Batch-Oriented Element-Wise Approximate Activation for Privacy-Preserving Neural Networks
摘要
Privacy-Preserving Neural Networks (PPNN) offer a crucial solution for maintaining user privacy protection while enabling deep learning tasks. However, integrating Fully Homomorphic Encryption (FHE) into PPNN faces challenges, particularly in handling non-linear activation functions. This paper introduces novel approaches to address these challenges. The proposed method involves batch-oriented element-wise data packing and approximate activation, which train linear low-degree polynomials to approximate the non-linear activation function like ReLU. Compared with other approximate activation methods, the proposed fine-grained, trainable approximation scheme can effectively improve the inference efficiency, and reduce the inference accuracy loss caused by approximation errors.

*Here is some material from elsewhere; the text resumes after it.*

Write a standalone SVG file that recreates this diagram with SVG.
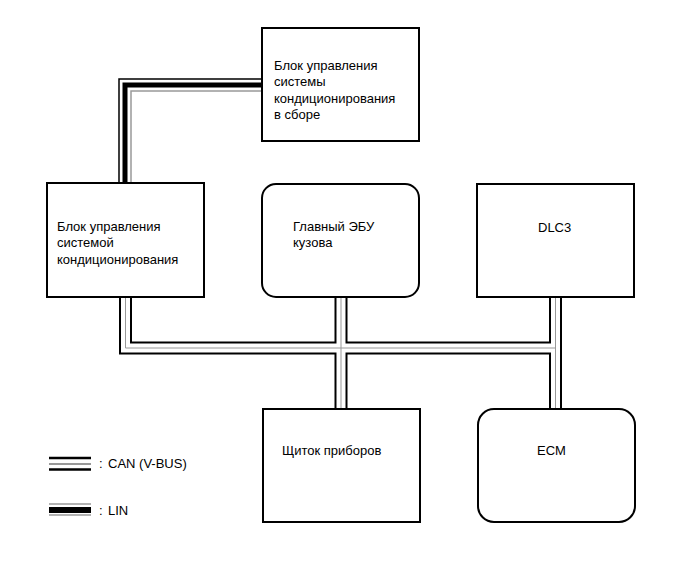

By employing element-wise data packing, the system can process large batches of images simultaneously, maximizing the utility ratio of ciphertext slots. Although this may lead to increased total inference time, the amortized time for each image decreases, especially with larger batch sizes. Additionally, knowledge distillation is employed during training to further enhance inference accuracy. Experimental results demonstrate significant inference efficiency improvements without sacrificing the inference accuracy. When performing ciphertext inference on 4096 input images, compared to the current most efficient channel-wise method, this approach improves accuracy by \(1.65\%\) while reducing amortized inference time by \(99.5\%\) .